Israeli High Court of Justice awards equal funding to Reform and Conservative Jewish conversion programs
On Tuesday, May 19, 2009, the Israeli High Court of Justice, in a ground-breaking case, awarded equal funding to Reform and Conservative Jewish conversion programs. The Israel Religious Action Center (IRAC), the legal advocacy arm of the Reform Movement in Israel, originally filed this petition in 2005 against the Immigration Absorption Ministry for discrimination and today the Supreme Court agreed.
To date, the State of Israel funds privately-run conversion centers alongside state centers; however, only Orthodox centers are recognized and therefore only Orthodox centers received state funding.
The State defended its position in court based on the fact that Reform and Conservative conversions are not recognized in Israel.
The Court noted that most converts in Israel immigrated by the Law of Return, but are not Jewish according to halacha, traditional Jewish law.

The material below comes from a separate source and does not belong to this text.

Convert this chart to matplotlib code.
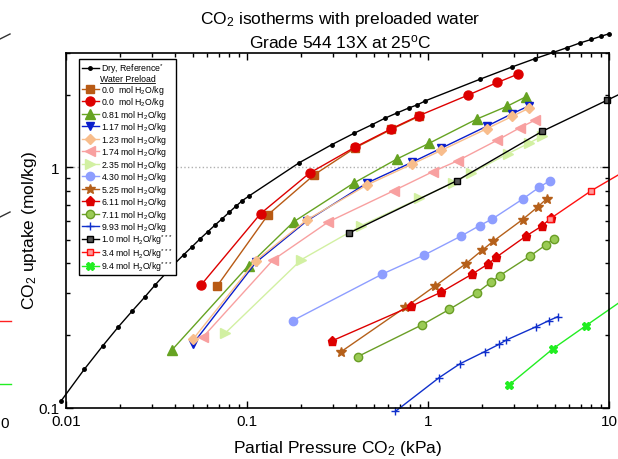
# CO2 isotherms with preloaded water, grade 544 13X at 25 C
import matplotlib
matplotlib.use('Agg')
import matplotlib.pyplot as plt
from matplotlib.lines import Line2D
from matplotlib.ticker import FuncFormatter, NullFormatter, LogLocator

plt.rcParams['font.family'] = ['Liberation Sans', 'DejaVu Sans']
plt.rcParams['mathtext.fontset'] = 'custom'
plt.rcParams['mathtext.rm'] = 'Liberation Sans'
plt.rcParams['mathtext.it'] = 'Liberation Sans:italic'
plt.rcParams['mathtext.bf'] = 'Liberation Sans:bold'

# ---- data (kPa, mol/kg) ----
dry_p = [0.00935, 0.0126, 0.0160, 0.0195, 0.0232, 0.0272, 0.0311, 0.0396, 0.0446, 0.0497,
         0.0551, 0.0607, 0.0666, 0.0728, 0.0796, 0.0869, 0.0943, 0.103, 0.194, 0.293,
         0.388, 0.489, 0.580, 0.678, 0.789, 0.874, 0.968, 1.95, 2.91, 3.88,
         4.92, 5.85, 6.90, 8.00, 9.00, 10.05]
dry_q = [0.106, 0.144, 0.181, 0.217, 0.252, 0.288, 0.324, 0.395, 0.432, 0.467,
         0.504, 0.539, 0.575, 0.610, 0.649, 0.689, 0.727, 0.761, 1.044, 1.241,
         1.383, 1.503, 1.603, 1.687, 1.770, 1.820, 1.892, 2.331, 2.616, 2.830,
         3.007, 3.147, 3.292, 3.408, 3.510, 3.600]

sq00_p = [0.0683, 0.131, 0.236, 0.396, 0.626, 0.889]
sq00_q = [0.320, 0.636, 0.933, 1.205, 1.437, 1.628]

ci00_p = [0.0558, 0.119, 0.222, 0.396, 0.626, 0.889, 1.67, 2.42, 3.15]
ci00_q = [0.324, 0.642, 0.947, 1.214, 1.446, 1.639, 2.00, 2.256, 2.445]

w081_p = [0.0386, 0.102, 0.181, 0.388, 0.672, 1.01, 1.86, 2.72, 3.48]
w081_q = [0.174, 0.390, 0.593, 0.859, 1.082, 1.257, 1.588, 1.792, 1.967]

w117_p = [0.0502, 0.112, 0.214, 0.461, 0.817, 1.18, 2.11, 2.91, 3.63]
w117_q = [0.184, 0.402, 0.598, 0.861, 1.050, 1.200, 1.482, 1.671, 1.805]

w123_p = [0.0502, 0.112, 0.214, 0.461, 0.817, 1.18, 2.11, 2.91, 3.63]
w123_q = [0.192, 0.409, 0.604, 0.845, 1.031, 1.175, 1.447, 1.628, 1.765]

w174_p = [0.0573, 0.139, 0.282, 0.649, 1.06, 1.46, 2.42, 3.22, 3.91]
w174_q = [0.197, 0.411, 0.593, 0.800, 0.958, 1.065, 1.298, 1.461, 1.573]

w235_p = [0.0758, 0.200, 0.428, 0.897, 1.37, 1.73, 2.75, 3.63, 4.26]
w235_q = [0.204, 0.413, 0.572, 0.742, 0.859, 0.944, 1.138, 1.262, 1.349]

w430_p = [0.179, 0.558, 0.952, 1.52, 1.93, 2.27, 3.33, 4.10, 4.73]
w430_q = [0.230, 0.359, 0.431, 0.517, 0.572, 0.610, 0.737, 0.824, 0.881]

w525_p = [0.332, 0.748, 1.09, 1.62, 2.00, 2.30, 3.33, 4.05, 4.52]
w525_q = [0.171, 0.261, 0.320, 0.397, 0.453, 0.493, 0.606, 0.685, 0.739]

w611_p = [0.293, 0.807, 1.18, 1.74, 2.15, 2.39, 3.49, 4.28, 4.79]
w611_q = [0.189, 0.264, 0.302, 0.358, 0.396, 0.423, 0.518, 0.571, 0.616]

w711_p = [0.410, 0.928, 1.31, 1.87, 2.23, 2.49, 3.66, 4.46, 4.96]
w711_q = [0.163, 0.221, 0.256, 0.301, 0.333, 0.354, 0.427, 0.474, 0.505]

w993_p = [0.661, 1.15, 1.50, 2.06, 2.46, 2.71, 3.96, 4.65, 5.22]
w993_q = [0.0964, 0.133, 0.152, 0.171, 0.183, 0.191, 0.217, 0.230, 0.239]

r10_p = [0.365, 1.45, 4.26, 9.8, 19.6]
r10_q = [0.532, 0.881, 1.41, 1.905, 2.45]

r34_p = [4.75, 8.0, 19.0]
r34_q = [0.612, 0.800, 1.17]

r94_p = [2.80, 4.92, 7.45, 16.6]
r94_q = [0.124, 0.176, 0.219, 0.333]

labels = ['Dry, Reference$^{*}$',
          '0.0  mol H$_2$O/kg', '0.0  mol H$_2$O/kg', '0.81 mol H$_2$O/kg',
          '1.17 mol H$_2$O/kg', '1.23 mol H$_2$O/kg', '1.74 mol H$_2$O/kg',
          '2.35 mol H$_2$O/kg', '4.30 mol H$_2$O/kg', '5.25 mol H$_2$O/kg',
          '6.11 mol H$_2$O/kg', '7.11 mol H$_2$O/kg', '9.93 mol H$_2$O/kg',
          '1.0 mol H$_2$O/kg$^{***}$', '3.4 mol H$_2$O/kg$^{***}$',
          '9.4 mol H$_2$O/kg$^{***}$']

fig = plt.figure(figsize=(6.18, 4.60), dpi=100)
ax = fig.add_axes([66/618., 1 - 408.5/460., 543/618., 354.8/460.])

def draw(p, q, lab, c, m, ms=6, mfc=None, mec=None, lw=1.0, z=2):
    return ax.plot(p, q, color=c, marker=m, ms=ms, mfc=mfc or c, mec=mec or c,
                   lw=lw, label=lab, clip_on=False, zorder=z)[0]

h = []
h.append(draw(dry_p, dry_q, labels[0], 'black', 'o', ms=2.5))
h.append(draw(sq00_p, sq00_q, labels[1], '#b85a14', 's', ms=5.5))
h.append(draw(ci00_p, ci00_q, labels[2], '#dd0000', 'o', ms=6.5))
h.append(draw(w081_p, w081_q, labels[3], '#66a322', '^', ms=6.5))
h.append(draw(w117_p, w117_q, labels[4], '#0a1ecc', 'v', ms=6))
h.append(draw(w123_p, w123_q, labels[5], '#f8bd8c', 'D', ms=5.5))
h.append(draw(w174_p, w174_q, labels[6], '#f8a0a0', '<', ms=6.5))
h.append(draw(w235_p, w235_q, labels[7], '#d2f0a2', '>', ms=6.5))
h.append(draw(w430_p, w430_q, labels[8], '#8e9eff', 'o', ms=6))
h.append(draw(w525_p, w525_q, labels[9], '#b5601a', '*', ms=7.5))
h.append(draw(w611_p, w611_q, labels[10], '#dd0000', 'p', ms=6.5))
h.append(draw(w711_p, w711_q, labels[11], '#6a9e26', 'o', ms=6, mfc='#9acb55'))
h.append(draw(w993_p, w993_q, labels[12], '#1030cc', '+', ms=6))
h.append(draw(r10_p, r10_q, labels[13], 'black', 's', ms=4.5, mfc='#555555'))
h.append(draw(r34_p, r34_q, labels[14], '#ff1010', 's', ms=4.5, mfc='#ff9a9a'))
h.append(draw(r94_p, r94_q, labels[15], '#22ee22', 'X', ms=6))

ax.axhline(1.0, color='#b0b0b0', ls=':', lw=1.0, zorder=1)

ax.set_xscale('log')
ax.set_yscale('log')
ax.set_xlim(0.01, 10)
ax.set_ylim(0.1, 3.0)
fmt = FuncFormatter(lambda v, pos: '%g' % v)
ax.xaxis.set_major_formatter(fmt)
ax.yaxis.set_major_formatter(fmt)
ax.xaxis.set_minor_locator(LogLocator(subs=range(2, 10)))
ax.yaxis.set_minor_locator(LogLocator(subs=range(2, 10)))
ax.xaxis.set_minor_formatter(NullFormatter())
ax.yaxis.set_minor_formatter(NullFormatter())
ax.tick_params(which='both', direction='in', top=True, right=True, labelsize=11, width=1.0)
ax.tick_params(which='major', length=5, pad=5)
ax.tick_params(which='minor', length=3)
for s in ax.spines.values():
    s.set_linewidth(1.2)

# legend, with a blank row for the "Water Preload" header
blank = Line2D([], [], ls='none')
hands = [h[0], blank] + h[1:]
labs = [labels[0], ' '] + labels[1:]
leg = ax.legend(hands, labs, loc='upper left', bbox_to_anchor=(13/543., 1 - 6/354.8),
                borderaxespad=0, fontsize=6.3, labelspacing=-0.06, handlelength=2.0,
                handletextpad=0.25, borderpad=0.3, fancybox=False, framealpha=1,
                edgecolor='black')
leg.get_frame().set_linewidth(1.0)

fig.text(340/618., 1 - 24/460., 'CO$_2$ isotherms with preloaded water',
         ha='center', va='baseline', fontsize=12.5)
fig.text(340/618., 1 - 48/460., 'Grade 544 13X at 25$^{\\rm o}$C',
         ha='center', va='baseline', fontsize=12.5)
fig.text(338/618., 1 - 453/460., 'Partial Pressure CO$_2$ (kPa)',
         ha='center', va='baseline', fontsize=12.5)
fig.text(30/618., 1 - 231/460., 'CO$_2$ uptake (mol/kg)', rotation=90,
         ha='center', va='center', fontsize=12.5)

# bits of the neighbouring panel cut off at the left edge
for (x0, y0, x1, y1, c) in [(0, 40, 10, 35, '#333333'), (0, 218, 10, 213, '#333333'),
                            (0, 322, 11, 322, '#ff2020'), (0, 385, 11, 385, '#22ee22')]:
    fig.add_artist(Line2D([x0/618., x1/618.], [1 - y0/460., 1 - y1/460.], color=c, lw=1))
fig.text(0.5/618., 1 - 424/460., '0', ha='left', va='center', fontsize=11)

# header text underlined, placed on the blank legend row
fig.canvas.draw()
r = fig.canvas.get_renderer()
fb = leg.get_frame().get_window_extent(r)
tb = leg.get_texts()[1].get_window_extent(r)
yc = (tb.y0 + tb.y1) / 2.0
xc = (fb.x0 + fb.x1) / 2.0
t = fig.text(xc / fig.bbox.width, yc / fig.bbox.height, 'Water Preload',
             ha='center', va='center', fontsize=6.3, zorder=10)
fig.canvas.draw()
bb = t.get_window_extent(r)
fig.add_artist(Line2D([bb.x0 / fig.bbox.width, bb.x1 / fig.bbox.width],
                      [(bb.y0 + 0.5) / fig.bbox.height] * 2, color='black', lw=0.6))

fig.savefig('out.png', dpi=100)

They wish to convert in order to embrace their Jewish identity and to become more integrated into Israeli society, a goal achieved in conversion programs of all Jewish streams.
The Court called the State’s practice of favoring only one Jewish stream discriminatory and contradictory to the State’s responsibility of ensuring freedom of religion: “The duty of the State to pluralism is not only a passive duty, but an active one as well.” They also sited their previous ruling (Naamat and IRAC in 2002) that “Jews in Israel cannot be seen as only one religious sect.”
The verdict in this case calls for all private non-Orthodox conversion programs to be reimbursed retroactively for the years 2006-2009 and for all future funding to be given equally to conversion programs of all Jewish streams.
Attorney Einat Hurvitz, IRAC’s Legal Department Director, responded to the Court’s ruling: “Today's verdict reaffirms the fundamental right to equality and religious freedom by ruling that the State may not discriminate between people based on their choice of Jewish stream. Today, the Court set a precedent, mandating State-funding for religious services of the Reform Movement and other non-Orthodox streams of Judaism. We hope that this clear message from the court leads to a change in government policy and puts an end to the exclusion of the Reform movement by the State."